The strange energies are intentional. All the interactions are zero, because I want to have the exact same coordinates for all steps in the comparison between methods.

There aren’t any major throttling issues here, I’ve checked with longer runs for the smaller systems, and the thermals in my machine are excellent.

Perhaps the systems I use cause an issue somehow, but it appears I can’t attach coordinate files(.gro). The systems are relatively sparse, with each particle being represented by a relatively dense cluster of atoms. Here are the files I can attach

test.mdp (576 Bytes)
cg.1000000.top (75 Bytes)

Edit: Is there any way I could send the other relevant files
files to you(coordinate, forcefield. etc)? I assume it would be a lot easier to analyze if you could run it yourselves.

The top file doesn’t say anything.

Note that if all non-bonded parameters are zero the pairlist will only contain small diagonal blocks.

So the pair list is filtered based on the interaction parameters as well?
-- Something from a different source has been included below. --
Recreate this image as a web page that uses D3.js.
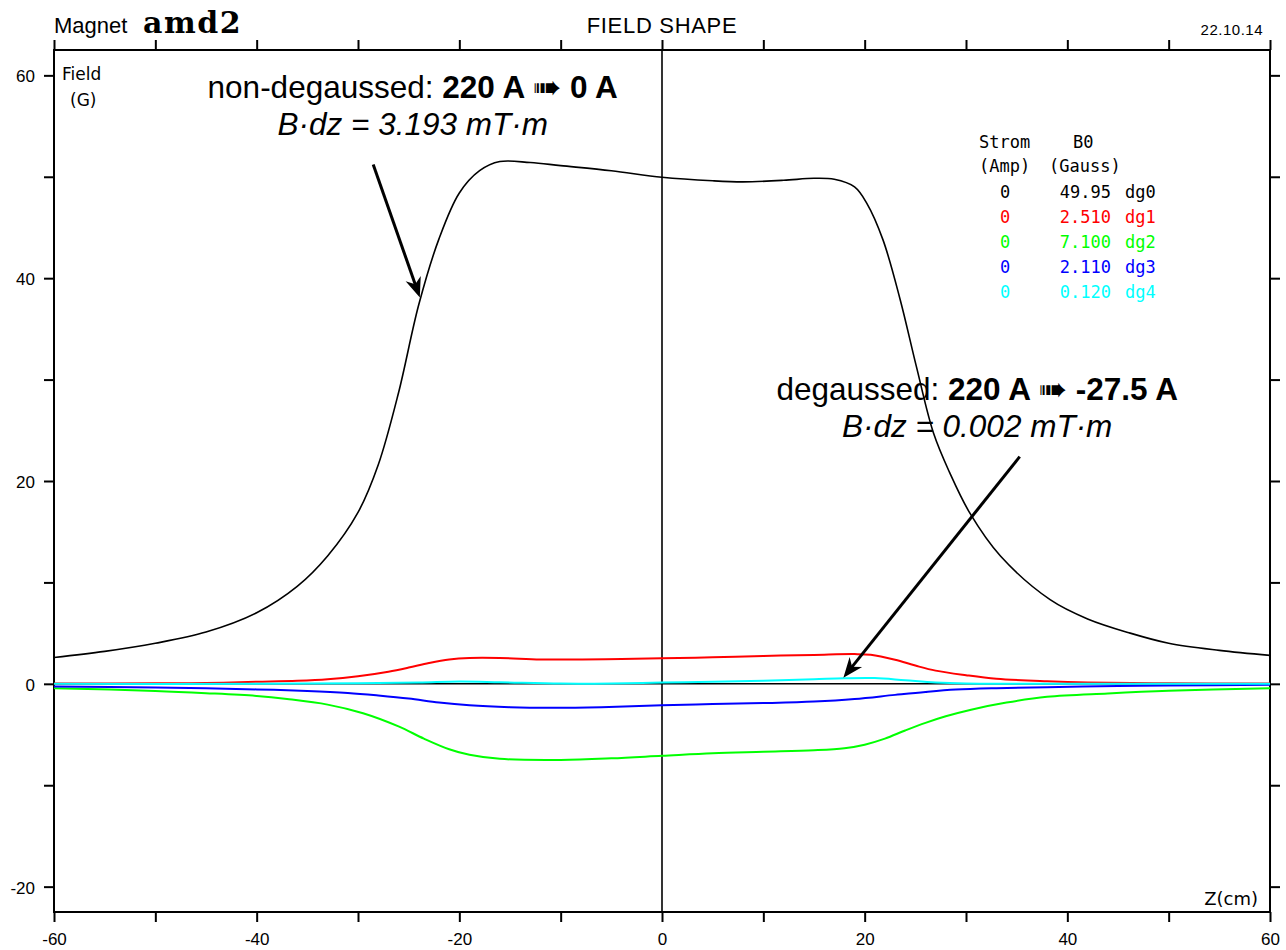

Is there any way to get around this for testing? I just want to benchmark the nonbonded interaction performance for a given particle configuration, and repeat it a number of times to get decent statistics. My first idea was to set the timestep to 0 but gromacs doesn’t allow that.

You can freeze all the particles.

Ah, of course. It’s obvious now that you mention it. I find that GROMACS is a bit tricky to benchmark like this because I don’t know what might be optimized away.
I will test it and see.

Freezing the atoms forces GROMACS to do updates on the CPU, which should slow things down, but for whatever reason, the performance scaling seems more reasonable now. For the largest system it’s about 10x faster now.

Yes, frozen atoms are not supported with GPU update :( But good to know that the issues with the force calculation are now gone.

Perhaps you can just set a very small timestep and a very small force constant? The particles would not stay exactly where they are, but it’s highly unlikely that them moving in, say, 1/1000 of a normal timestep (whatever it is for your atomistic/CG forcefield) would change the configuration enough to alter the performance.

If there’s any consolation, when benchmarking during the development, we don’t usually bother with such things, and just use “production” settings for forcefield, timestep etc.

If update on the CPU makes things much faster, that could be because less memory is required on the GPU when masses, velocities and likely an extra coordinate vector are not needed.

If you want to update on the GPU, you could also set the masses to 1e12.

PS: getting the pairlist to not skip non interacting atoms is a single line change, if you need that.